How Do I “Own” a House with “Bad Credit”?

by Olu Ogunniyi on Dec. 26, 2015

Real Estate 

Summary: If you want to “own” a house but have bad credit, the following are some desirable action steps: 1) Have a Trust Agreement in place; 2) Have the witnesses to the Trust Agreement swear Affidavits of Subscribing Witnesses; and 3) Have a Power of Attorney in place.


How Do I “Own” a House with “Bad Credit”?



On a number of occasions, I have seen the following scenario (or a slight variation of the scenario) “play out”.


John Doe has bad credit but he is desirous of owning a property. He is aware that he will not be approved by the Bank and/or Mortgage Company if he applies for financing in his name. John has consulted a mortgage agent who has determined that he is able to “carry” the mortgage and the associated carrying costs of owning a property that fits his specifications.


John believes that his credit can be repaired within two years or so but he cannot wait that long as his fiancé is scheduled to move from overseas within six months to start their new life. Of course, John wants to impress his fiancé that he is living the Canadian “dream”.


John then commences the search for someone who has good credit and is willing to hold the property he intends to buy in their name for a while. John’s cousin, Jane Doe, has good credit and agrees to help John with his present dilemma.


John “buys” his “dream” home – a three-bedroom town-house in a nice neighbourhood. At the time of John’s “purchase” he enters into a Trust Agreement with Jane.


In a nutshell, the Trust Agreement stipulates that even though Jane is the registered owner of the town-house, John is the beneficial owner and further, that Jane is holding the property “in trust” for John. The Trust Agreement further confirms that save for the mortgage funds obtained from the Bank and/or Mortgage Company, the down-payment and all other closing costs for the purchase of the town-house was provided by John. In addition, the Trust Agreement stipulates that John (and not Jane) is responsible for all mortgage payments and all related carrying costs of the town-house. More importantly, the Trust Agreement states that, at any given time John requests, Jane agrees to transfer title to the town-house to John.


John moves into the town-house in preparation for the arrival of his fiancé. Jane never moved into the town-house.


Unfortunately for John, the relationship with his fiancé deteriorated, his fiancé never moved from overseas and the parties went their separate ways.


Two years later, John is still single and realized he does not really need the larger space that a town-house provides – a one-bedroom condo could suffice.


John contacts Jane about his plan to “down-size”. Unknown to John, Jane has been monitoring the significant increase in property prices in John’s neighbourhood.
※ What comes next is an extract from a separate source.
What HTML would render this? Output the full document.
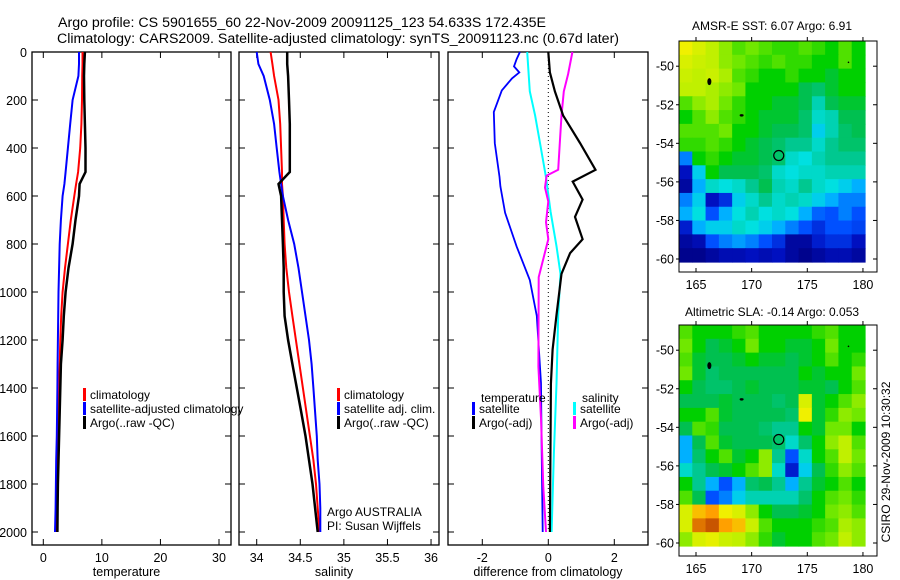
<!DOCTYPE html>
<html><head><meta charset="utf-8">
<style>
html,body{margin:0;padding:0;background:#fff;}
svg{display:block;font-family:"Liberation Sans",sans-serif;}
text{fill:#000;}
</style></head>
<body>
<svg id="c" width="900" height="580" viewBox="0 0 900 580">
<text x="58" y="27" font-size="14.2">Argo profile: CS 5901655_60 22-Nov-2009 20091125_123 54.633S 172.435E</text>
<text x="57" y="43" font-size="14.2">Climatology: CARS2009. Satellite-adjusted climatology: synTS_20091123.nc (0.67d later)</text>
<text x="772" y="30" font-size="12" text-anchor="middle">AMSR-E SST: 6.07  Argo: 6.91</text>
<text x="772" y="316" font-size="12" text-anchor="middle">Altimetric SLA: -0.14  Argo: 0.053</text>
<text transform="translate(890,462) rotate(-90)" font-size="12" text-anchor="middle">CSIRO 29-Nov-2009 10:30:32</text>
<g id="g"></g>
</svg>
<script>
// ---------- data ----------
const tDepths=[0,50,100,200,300,400,500,550,600,700,800,900,1000,1100,1200,1300,1400,1500,1600,1700,1800,1900,2000];
const tempClim=[6.7,6.7,6.65,6.6,6.5,6.3,5.95,5.6,5.3,4.7,4.2,3.7,3.3,3.05,2.9,2.8,2.7,2.6,2.5,2.45,2.4,2.35,2.3];
const tempSat=[6.1,6.1,6.0,5.0,4.6,4.2,3.8,3.6,3.3,3.0,2.8,2.7,2.6,2.55,2.5,2.45,2.4,2.35,2.3,2.2,2.15,2.1,2.0];
const tempArgo=[7.1,7.0,6.95,7.0,7.1,7.2,7.2,6.2,6.1,5.5,5.0,4.3,3.8,3.5,3.3,3.0,2.9,2.8,2.7,2.6,2.5,2.45,2.4];
const salClim=[34.16,34.18,34.2,34.25,34.27,34.28,34.29,34.29,34.3,34.31,34.32,34.34,34.37,34.41,34.45,34.49,34.53,34.57,34.61,34.65,34.68,34.7,34.72];
const salSat=[34.0,34.02,34.08,34.15,34.2,34.23,34.26,34.28,34.3,34.36,34.43,34.48,34.52,34.56,34.6,34.63,34.65,34.67,34.69,34.7,34.72,34.73,34.73];
const salArgo=[34.35,34.35,34.36,34.37,34.38,34.38,34.38,34.25,34.28,34.29,34.3,34.31,34.31,34.32,34.36,34.41,34.46,34.51,34.56,34.6,34.64,34.67,34.7];
const dTempSatDepths=[0,30,60,85,110,160,250,380,520,560,670,810,950,1100,1380,1670,2000];
const dTempSat=[-0.86,-0.96,-1.04,-0.88,-1.1,-1.41,-1.65,-1.62,-1.48,-1.45,-1.31,-0.96,-0.56,-0.35,-0.22,-0.2,-0.17];
const dTempArgoDepths=[0,85,164,264,379,491,540,615,687,780,838,924,1096,1240,1383,2000];
const dTempArgo=[0,0.05,0.2,0.45,0.96,1.43,0.74,1.04,0.81,1.04,0.66,0.4,0.25,0.13,0.08,0.05];
const dSalSatDepths=[0,164,264,379,522,666,809,924,1096,1383,1670,2000];
const dSalSat=[-0.64,-0.56,-0.4,-0.25,-0.07,0.07,0.25,0.37,0.3,0.25,0.17,0.1];
const dSalArgoDepths=[0,92,164,264,379,491,515,565,623,709,780,938,1311,1526,1813,2000];
const dSalArgo=[0.73,0.6,0.47,0.4,0.35,0.3,-0.05,-0.1,0,-0.07,0,-0.29,-0.3,-0.22,-0.15,-0.07];
const depthTicks=[0,200,400,600,800,1000,1200,1400,1600,1800,2000];
const tempTicks=[0,10,20,30];
const salTicks=[34,34.5,35,35.5,36];
const salTickLabels=["34","34.5","35","35.5","36"];
const diffTicks=[-2,0,2];
const lonTicks=[165,170,175,180];
const latTicks=[-50,-52,-54,-56,-58,-60];
const sstGrid=[
[0.8,0.75,0.7,0.65,0.6,0.62,0.6,0.58,0.58,0.6,0.58,0.55,0.6,0.55],
[0.75,0.72,0.7,0.65,0.62,0.6,0.58,0.6,0.58,0.58,0.55,0.55,0.6,0.55],
[0.72,0.7,0.72,0.68,0.6,0.58,0.55,0.55,0.58,0.55,0.55,0.52,0.55,0.55],
[0.7,0.7,0.68,0.65,0.62,0.55,0.55,0.55,0.55,0.5,0.48,0.52,0.55,0.55],
[0.6,0.65,0.68,0.62,0.58,0.55,0.55,0.52,0.52,0.5,0.42,0.5,0.52,0.52],
[0.55,0.6,0.65,0.6,0.58,0.55,0.52,0.52,0.52,0.48,0.4,0.42,0.5,0.5],
[0.6,0.6,0.6,0.62,0.55,0.55,0.52,0.5,0.5,0.48,0.35,0.42,0.48,0.5],
[0.58,0.58,0.6,0.58,0.55,0.52,0.5,0.48,0.45,0.45,0.4,0.45,0.48,0.48],
[0.25,0.55,0.58,0.55,0.52,0.52,0.5,0.48,0.4,0.38,0.42,0.45,0.45,0.45],
[0.1,0.35,0.55,0.5,0.5,0.5,0.48,0.4,0.38,0.4,0.4,0.42,0.42,0.42],
[0.05,0.3,0.4,0.38,0.4,0.45,0.5,0.42,0.4,0.45,0.4,0.38,0.35,0.3],
[0.25,0.35,0.1,0.15,0.35,0.4,0.45,0.4,0.42,0.4,0.35,0.3,0.25,0.25],
[0.3,0.38,0.2,0.3,0.38,0.42,0.38,0.4,0.38,0.3,0.22,0.2,0.25,0.2],
[0.12,0.3,0.35,0.35,0.4,0.38,0.35,0.3,0.25,0.2,0.15,0.2,0.2,0.18],
[0.05,0.08,0.2,0.25,0.28,0.25,0.2,0.15,0.05,0.05,0.12,0.15,0.15,0.1],
[0.02,0.02,0.05,0.08,0.08,0.1,0.08,0.1,0.05,0.02,0.05,0.08,0.08,0.05]];
const slaGrid=[
[0.6,0.55,0.55,0.55,0.58,0.6,0.55,0.55,0.55,0.55,0.58,0.6,0.55,0.55],
[0.62,0.55,0.5,0.52,0.55,0.62,0.55,0.55,0.52,0.52,0.55,0.62,0.55,0.55],
[0.6,0.52,0.5,0.5,0.52,0.55,0.52,0.52,0.5,0.52,0.55,0.6,0.55,0.58],
[0.62,0.52,0.48,0.5,0.5,0.5,0.5,0.5,0.5,0.55,0.52,0.55,0.55,0.62],
[0.55,0.5,0.48,0.48,0.5,0.52,0.5,0.5,0.5,0.52,0.52,0.5,0.55,0.6],
[0.5,0.5,0.5,0.52,0.5,0.5,0.5,0.48,0.5,0.75,0.52,0.55,0.6,0.65],
[0.55,0.55,0.6,0.52,0.5,0.5,0.5,0.5,0.48,0.8,0.52,0.58,0.65,0.62],
[0.5,0.6,0.58,0.5,0.5,0.5,0.48,0.45,0.45,0.55,0.52,0.62,0.62,0.55],
[0.3,0.5,0.6,0.52,0.5,0.5,0.5,0.48,0.4,0.48,0.55,0.65,0.7,0.6],
[0.3,0.48,0.55,0.6,0.52,0.55,0.65,0.45,0.2,0.4,0.55,0.6,0.7,0.62],
[0.4,0.45,0.5,0.52,0.55,0.6,0.65,0.4,0.12,0.35,0.5,0.58,0.65,0.6],
[0.55,0.45,0.3,0.2,0.3,0.48,0.5,0.45,0.3,0.45,0.52,0.55,0.6,0.55],
[0.6,0.5,0.2,0.25,0.35,0.42,0.42,0.42,0.42,0.48,0.55,0.6,0.62,0.58],
[0.75,0.85,0.88,0.8,0.75,0.65,0.55,0.5,0.5,0.52,0.55,0.62,0.65,0.6],
[0.75,0.92,0.95,0.88,0.85,0.72,0.6,0.55,0.55,0.55,0.58,0.6,0.68,0.65],
[0.65,0.75,0.78,0.72,0.7,0.65,0.58,0.52,0.55,0.55,0.6,0.62,0.7,0.65]];
const argoLon=172.435, argoLat=-54.633;

// ---------- helpers ----------
const NS="http://www.w3.org/2000/svg";
const G=document.getElementById('g');
function mk(tag,attrs,parent){const e=document.createElementNS(NS,tag);for(const k in attrs)e.setAttribute(k,attrs[k]);(parent||G).appendChild(e);return e;}
const yD=d=>52+d*0.24;
const panelTop=52, panelBot=545;
function panel(x0,x1,name,xTicks,xLabels,xFn,xTitle,showDepth){
  const r=mk('rect',{x:x0,y:panelTop,width:x1-x0,height:panelBot-panelTop,fill:'none',stroke:'#000','stroke-width':1.3});
  
  
  depthTicks.forEach(d=>{
    mk('line',{x1:x0,x2:x0+6,y1:yD(d),y2:yD(d),stroke:'#000'});
    mk('line',{x1:x1-6,x2:x1,y1:yD(d),y2:yD(d),stroke:'#000'});
    if(showDepth){const t=mk('text',{x:x0-5,y:yD(d)+5,'font-size':12.5,'text-anchor':'end'});t.textContent=d;
      
      }
  });
  xTicks.forEach((v,i)=>{const x=xFn(v);
    mk('line',{x1:x,x2:x,y1:panelBot,y2:panelBot-6,stroke:'#000'});
    mk('line',{x1:x,x2:x,y1:panelTop,y2:panelTop+6,stroke:'#000'});
    const t=mk('text',{x:x,y:562,'font-size':12.5,'text-anchor':'middle'});t.textContent=xLabels[i];
    
    
  });
  const tt=mk('text',{x:(x0+x1)/2-(name==='diff-panel'?0:5),y:576,'font-size':12.5,'text-anchor':'middle'});tt.textContent=xTitle;
  
  
}
function line(vals,depths,xFn,color,w,name){
  const pts=vals.map((v,i)=>xFn(v).toFixed(1)+','+yD(depths[i]).toFixed(1)).join(' ');
  const p=mk('polyline',{points:pts,fill:'none',stroke:color,'stroke-width':w,'stroke-linejoin':'miter'});
  
  
}
function legend(x,y,color,label,name){
  mk('rect',{x:x,y:y-10,width:3,height:13,fill:color});
  const t=mk('text',{x:x+7,y:y+1,'font-size':12});t.textContent=label;
  
  
}

// ---------- temperature panel ----------
const xT=v=>43.3+v*5.857;
panel(32,231,'temp-panel',tempTicks,tempTicks.map(String),xT,'temperature',true);
line(tempClim,tDepths,xT,'#ff0000',2,'temp-climatology-line');
line(tempSat,tDepths,xT,'#0000ff',2,'temp-satellite-line');
line(tempArgo,tDepths,xT,'#000000',2.5,'temp-argo-line');
legend(83,398,'#ff0000','climatology','temp-legend-climatology');
legend(83,412,'#0000ff','satellite-adjusted climatology','temp-legend-satellite');
legend(83,426,'#000000','Argo(..raw -QC)','temp-legend-argo');

// ---------- salinity panel ----------
const xS=v=>256.7+(v-34)*87.17;
panel(239,439,'sal-panel',salTicks,salTickLabels,xS,'salinity',false);
line(salClim,tDepths,xS,'#ff0000',2,'sal-climatology-line');
line(salSat,tDepths,xS,'#0000ff',2,'sal-satellite-line');
line(salArgo,tDepths,xS,'#000000',2.5,'sal-argo-line');
legend(337,398,'#ff0000','climatology','sal-legend-climatology');
legend(337,412,'#0000ff','satellite adj. clim.','sal-legend-satellite');
legend(337,426,'#000000','Argo(..raw -QC)','sal-legend-argo');
const a1=mk('text',{x:327,y:516,'font-size':12});a1.textContent='Argo AUSTRALIA';


const a2=mk('text',{x:327,y:530,'font-size':12});a2.textContent='PI: Susan Wijffels';



// ---------- difference panel ----------
const xDf=v=>548.3+v*33;
panel(448,648,'diff-panel',diffTicks,diffTicks.map(String),xDf,'difference from climatology',false);
mk('line',{x1:xDf(0),x2:xDf(0),y1:panelTop,y2:yD(2000),stroke:'#000','stroke-dasharray':'1,3'});
line(dTempSat,dTempSatDepths,xDf,'#0000ff',1.8,'diff-temp-satellite-line');
line(dSalSat,dSalSatDepths,xDf,'#00ffff',2,'diff-sal-satellite-line');
line(dSalArgo,dSalArgoDepths,xDf,'#ff00ff',2,'diff-sal-argo-line');
line(dTempArgo,dTempArgoDepths,xDf,'#000000',2.2,'diff-temp-argo-line');
const tl=mk('text',{x:481,y:402,'font-size':12});tl.textContent='temperature';


const sl=mk('text',{x:582,y:402,'font-size':12});sl.textContent='salinity';


legend(472,412,'#0000ff','satellite','diff-legend-temp-satellite');
legend(472,426,'#000000','Argo(-adj)','diff-legend-temp-argo');
legend(573,412,'#00ffff','satellite','diff-legend-sal-satellite');
legend(573,426,'#ff00ff','Argo(-adj)','diff-legend-sal-argo');

// ---------- maps ----------
const stops=[[0,[0,0,128]],[0.1,[0,16,192]],[0.2,[0,80,255]],[0.3,[0,176,255]],[0.38,[0,224,224]],[0.45,[0,200,144]],[0.5,[0,192,80]],[0.55,[0,208,0]],[0.62,[112,232,0]],[0.7,[192,240,0]],[0.8,[240,240,0]],[0.88,[255,160,0]],[1,[160,32,0]]];
function cmap(v){for(let i=1;i<stops.length;i++){if(v<=stops[i][0]){const a=stops[i-1],b=stops[i],t=(v-a[0])/(b[0]-a[0]);
  const c=a[1].map((x,k)=>Math.round(x+(b[1][k]-x)*t));return 'rgb('+c.join(',')+')';}}return 'rgb(160,32,0)';}
function map(grid,top,name){
  const x0=679,x1=865,imgBot=top+221,boxR=877,boxB=top+231;
  const rows=grid.length,cols=grid[0].length,cw=(x1-x0)/cols,ch=(imgBot-top)/rows;
  const lonX=l=>696+(l-165)*11.13;
  const latY=l=>top+25.2+(-50-l)*19.28;
  grid.forEach((row,r)=>row.forEach((v,c)=>{
    const cell=mk('rect',{x:(x0+c*cw).toFixed(2),y:(top+r*ch).toFixed(2),width:(cw+0.6).toFixed(2),height:(ch+0.6).toFixed(2),fill:cmap(v)});
    
    
  }));
  const fr=mk('rect',{x:x0,y:top,width:boxR-x0,height:boxB-top,fill:'none',stroke:'#000','stroke-width':1});
  
  
  lonTicks.forEach(l=>{const x=lonX(l);
    mk('line',{x1:x,x2:x,y1:top,y2:top-4,stroke:'#000'});
    mk('line',{x1:x,x2:x,y1:boxB,y2:boxB-4,stroke:'#000'});
    const t=mk('text',{x:x,y:boxB+17,'font-size':12.5,'text-anchor':'middle'});t.textContent=l;
    
    
  });
  latTicks.forEach(l=>{const y=latY(l);
    mk('line',{x1:x0,x2:x0-3,y1:y,y2:y,stroke:'#000'});
    mk('line',{x1:boxR,x2:boxR-4,y1:y,y2:y,stroke:'#000'});
    const t=mk('text',{x:674,y:y+4.5,'font-size':12.5,'text-anchor':'end'});t.textContent=l;
    
    
  });
  [[166.2,-50.8,2,3.5],[169.1,-52.55,2,1.2],[178.7,-49.8,0.8,0.8]].forEach(s=>{
    mk('ellipse',{cx:lonX(s[0]),cy:latY(s[1]),rx:s[2],ry:s[3],fill:'#000'});
  });
  const m=mk('circle',{cx:lonX(argoLon),cy:latY(argoLat),r:5,fill:'none',stroke:'#000','stroke-width':1.2});
  
  
}
map(sstGrid,41,'sst-map');
map(slaGrid,325,'sla-map');
</script>
</body></html>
John was on the verge of a heart-attack when he received a phone call back from Jane wherein Jane advised him that the town-house belonged to her and she had no plans of selling. She even told John that it is her words against his as there were no witnesses to his “so-called” Trust Agreement.


The Bank does not care…but the Courts do


John is unsure of what to do. His initial inclination is to contact the Bank so as to inform the Bank that he is the actual “owner” of the town-house and not Jane.
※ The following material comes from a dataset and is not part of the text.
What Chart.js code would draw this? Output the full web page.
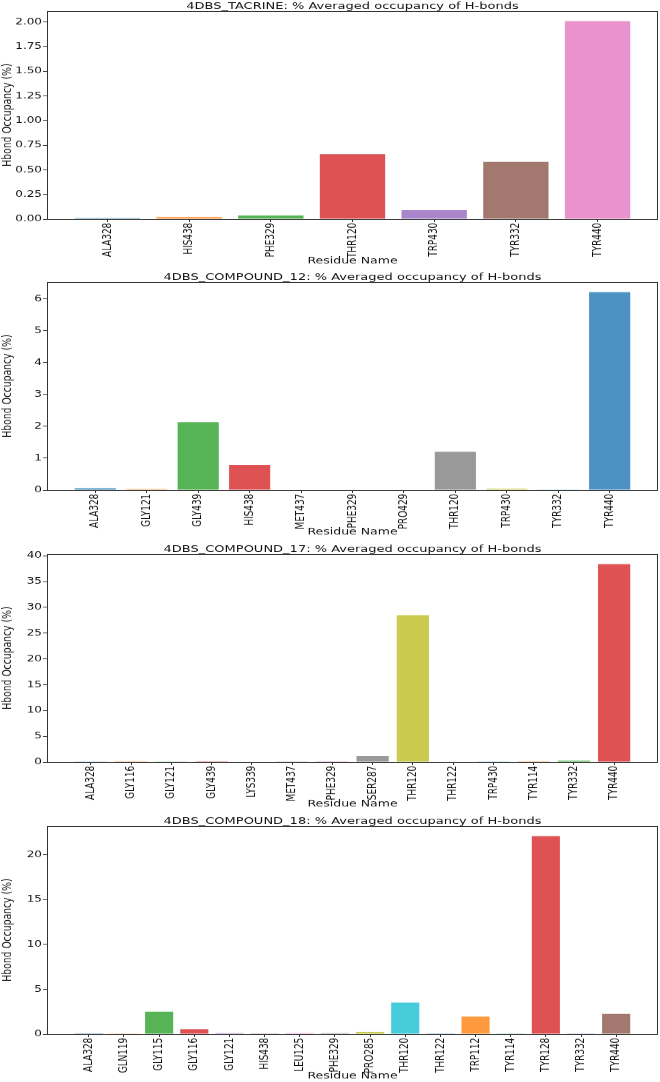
<!DOCTYPE html>
<html>
<head>
<meta charset="utf-8">
<script src="https://cdn.jsdelivr.net/npm/chart.js@4.4.0/dist/chart.umd.min.js"></script>
<style>
  html, body { margin: 0; padding: 0; background: #fff; overflow: hidden; width: 660px; height: 1082px; }
  .panel { position: absolute; left: 0; width: 660px; height: 366px; transform-origin: 0 0; transform: scaleY(0.74); }
</style>
</head>
<body>
<div class="panel" style="top:0px"><canvas id="c1"></canvas></div>
<div class="panel" style="top:271px"><canvas id="c2"></canvas></div>
<div class="panel" style="top:543px"><canvas id="c3"></canvas></div>
<div class="panel" style="top:815px"><canvas id="c4"></canvas></div>
<script>
// ---- data ----
const titles = [
  "4DBS_TACRINE: % Averaged occupancy of H-bonds",
  "4DBS_COMPOUND_12: % Averaged occupancy of H-bonds",
  "4DBS_COMPOUND_17: % Averaged occupancy of H-bonds",
  "4DBS_COMPOUND_18: % Averaged occupancy of H-bonds"
];
const residuesTacrine = ["ALA328","HIS438","PHE329","THR120","TRP430","TYR332","TYR440"];
const occupancyTacrine = [0.01, 0.02, 0.035, 0.66, 0.09, 0.58, 2.01];

const residues12 = ["ALA328","GLY121","GLY439","HIS438","MET437","PHE329","PRO429","THR120","TRP430","TYR332","TYR440"];
const occupancy12 = [0.06, 0.03, 2.13, 0.79, 0.01, 0.01, 0.01, 1.2, 0.04, 0.02, 6.22];

const residues17 = ["ALA328","GLY116","GLY121","GLY439","LYS339","MET437","PHE329","SER287","THR120","THR122","TRP430","TYR114","TYR332","TYR440"];
const occupancy17 = [0.02, 0.01, 0.03, 0.01, 0.08, 0.02, 0.01, 1.15, 28.5, 0.06, 0.04, 0.01, 0.3, 38.4];

const residues18 = ["ALA328","GLN119","GLY115","GLY116","GLY121","HIS438","LEU125","PHE329","PRO285","THR120","THR122","TRP112","TYR114","TYR128","TYR332","TYR440"];
const occupancy18 = [0.08, 0.02, 2.5, 0.55, 0.1, 0.07, 0.1, 0.1, 0.25, 3.5, 0.07, 1.95, 0.02, 22.1, 0.07, 2.25];

const yStepSizes = [0.25, 1, 5, 5];
const yDecimals = [2, 0, 0, 0];
const xAxisLabel = "Residue Name";
const yAxisLabel = "Hbond Occupancy (%)";

// ---- style ----
const tab10 = ["31,119,180","255,127,14","44,160,44","214,39,40","148,103,189","140,86,75","227,119,194","127,127,127","188,189,34","23,190,207"];
const FONT = "'DejaVu Sans', sans-serif";
const INK = "#111";

const framePlugin = {
  id: 'frame',
  afterDraw(chart) {
    const a = chart.chartArea, ctx = chart.ctx;
    ctx.save();
    ctx.strokeStyle = '#333';
    ctx.lineWidth = 1;
    ctx.strokeRect(Math.round(a.left) + 0.5, Math.round(a.top) + 0.5, Math.round(a.right - a.left) - 1, Math.round(a.bottom - a.top));
    ctx.restore();
  }
};

function makeChart(id, title, cats, vals, step, dec) {
  const n = cats.length;
  const margin = 0.05 * (n - 1 + 0.8);
  const ymax = Math.max(...vals) * 1.05;
  new Chart(document.getElementById(id), {
    type: 'bar',
    data: {
      datasets: [{
        data: vals.map((v, i) => ({ x: i, y: v })),
        backgroundColor: vals.map((v, i) => 'rgba(' + tab10[i % 10] + ',0.8)'),
        borderWidth: 0,
        categoryPercentage: 1,
        barPercentage: 0.8
      }]
    },
    options: {
      responsive: true,
      maintainAspectRatio: false,
      animation: false,
      layout: { padding: { top: 2, right: 2, left: 0, bottom: 0 } },
      plugins: {
        legend: { display: false },
        tooltip: { enabled: false },
        title: {
          display: true, text: title, color: INK, fullSize: false,
          font: { family: FONT, size: 13, weight: 'normal', lineHeight: 1 },
          padding: { top: 0, bottom: 0 }
        }
      },
      scales: {
        x: {
          type: 'linear',
          offset: false,
          min: -0.4 - margin,
          max: n - 1 + 0.4 + margin,
          afterBuildTicks: (axis) => { axis.ticks = cats.map((c, i) => ({ value: i })); },
          afterFit: (axis) => { axis.height = 70; },
          grid: { display: true, offset: false, drawOnChartArea: false, drawTicks: true, tickLength: 4, color: '#333' },
          border: { display: false },
          ticks: {
            autoSkip: false, minRotation: 90, maxRotation: 90, padding: 1, color: INK,
            font: { family: FONT, size: 12 },
            callback: (v) => cats[Math.round(v)] ?? ''
          },
          title: {
            display: true, text: xAxisLabel, color: INK,
            font: { family: FONT, size: 12.5, lineHeight: 1.2 },
            padding: { top: 0, bottom: 6 }
          }
        },
        y: {
          min: 0,
          max: ymax,
          afterBuildTicks: (axis) => {
            const t = [];
            for (let k = 0; k * step <= ymax + 1e-9; k++) t.push({ value: k * step });
            axis.ticks = t;
          },
          afterFit: (axis) => { axis.width = 47; },
          grid: { display: true, drawOnChartArea: false, drawTicks: true, tickLength: 4, color: '#333' },
          border: { display: false },
          ticks: {
            stepSize: step, padding: 1, color: INK,
            font: { family: FONT, size: 12 },
            callback: (v) => Number(v).toFixed(dec)
          },
          title: {
            display: true, text: yAxisLabel, color: INK,
            font: { family: FONT, size: 12.5, lineHeight: 1.2 },
            padding: { top: 0.5, bottom: 0 }
          }
        }
      }
    },
    plugins: [framePlugin]
  });
}

makeChart('c1', titles[0], residuesTacrine, occupancyTacrine, yStepSizes[0], yDecimals[0]);
makeChart('c2', titles[1], residues12, occupancy12, yStepSizes[1], yDecimals[1]);
makeChart('c3', titles[2], residues17, occupancy17, yStepSizes[2], yDecimals[2]);
makeChart('c4', titles[3], residues18, occupancy18, yStepSizes[3], yDecimals[3]);
</script>
</body>
</html>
Unfortunately for John, the Bank and/or Mortgage Company that provided mortgage financing to facilitate the purchase of the town-house is not a party to the Trust Agreement. Typically, the Bank and/or Mortgage Company will not recognize John’s interest in the property. However, a Court of competent jurisdiction will recognize John’s interest in the property.


Infact, there are cases where the Courts have ordered that the title to the property in circumstances as described above, be transferred from the registered owner (in this case, Jane) to the beneficial owner (in this case, John).
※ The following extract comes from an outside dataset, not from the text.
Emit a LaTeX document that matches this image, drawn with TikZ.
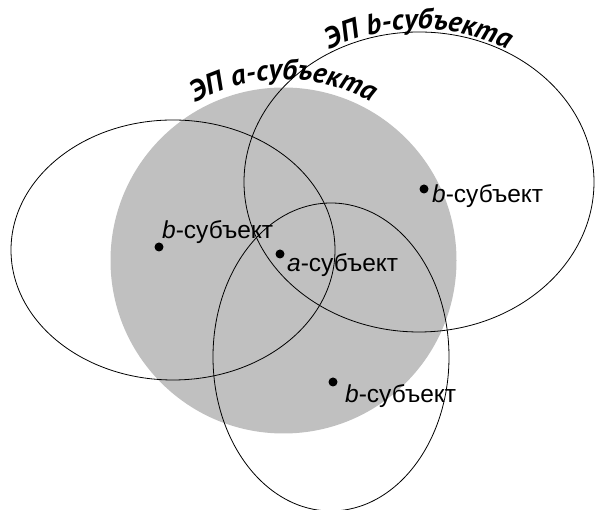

The time-frame involved before the Court can Order such a transfer of title from the registered owner to the beneficial owner can take several months.


However, there are interim measures that John can take to protect his “interest” in the town-house. A Caution can be registered against title to the town-house – preferably attaching a copy of the Trust Agreement to the said Caution. However, such a Caution is typically only valid for sixty days.


John can also bring an Application for leave for the issuance of a Certificate of Pending Litigation (“CPL”) to be registered against title to the town-house, pending the Court’s resolution of the “title” issue between him and Jane.


With respect to both interim measures, either a Caution or CPL, appropriate legal advice from a lawyer is strongly recommended.


Desirable Action Steps  


So, just like John, if you want to “own” a house but have bad credit, the following are some desirable action steps:


1)    Have a Trust Agreement in place and ensure that, there are at least two witnesses to the Trust Agreement;


2)    Have the above-noted witnesses swear Affidavits of Subscribing Witnesses;


3)    Keep impeccable records. For instance, keep a record of the bank draft/certified cheque of the down-payment for the purchase transaction, a record of the bank draft/certified cheque relating to the closing funds, a record of the mortgage payments made to the registered owner’s bank account (with a memo stating that it is a mortgage payment as opposed to a rent payment) etc;


4)    Have a Power of Attorney (“POA”) in place with the registered owner as grantor and the beneficial owner as grantee of the POA; and


5)    Ensure that your name is noted on all accounts so as to be able to make enquiries e.g. utility companies, property tax account etc.